• Eirikur Eiriksson (1/16/2014)


    Thank you for the spackle Jeff but it looks like there is a small crack in it as it makes the assumption that the end time is always greater than the start time. This is the reason why I prefer to use double cast, first to varbinary and then to bigint.

    SELECT

    StartDT

    ,EndDT

    ,Duration = STUFF(CONVERT(VARCHAR(20),EndDT-StartDT,114),1,2,DATEDIFF(hh,0,EndDT-StartDT))

    ,DurationI = STUFF(CONVERT(VARCHAR(20),StartDT-EndDT,114),1,2,DATEDIFF(hh,0,StartDT-EndDT))

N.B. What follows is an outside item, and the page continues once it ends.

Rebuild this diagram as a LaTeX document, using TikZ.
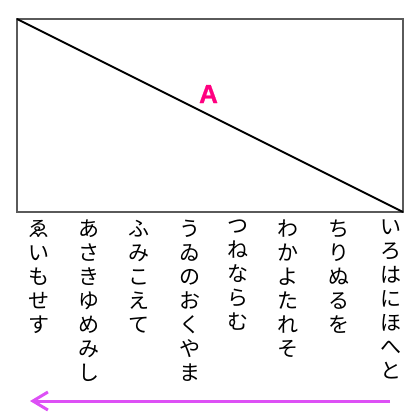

    ,cast(cast(StartDT as varbinary(128)) as bigint) As StartTicks

    ,cast(cast(EndDT as varbinary(128)) as bigint) AS EndTicks

    ,cast(cast(StartDT as varbinary(128)) as bigint)-cast(cast(EndDT as varbinary(128)) as bigint) as XmY

    ,cast(cast(EndDT as varbinary(128)) as bigint)-cast(cast(StartDT as varbinary(128)) as bigint) as YmX

    FROM #JBMTest;

    I got:

    Msg 8115, Level 16, State 2, Line 15

    Arithmetic overflow error converting expression to data type datetime.

    when I ran it for date differences greater than about 148 years. Maybe not a problem for some implementations, but something to be aware of.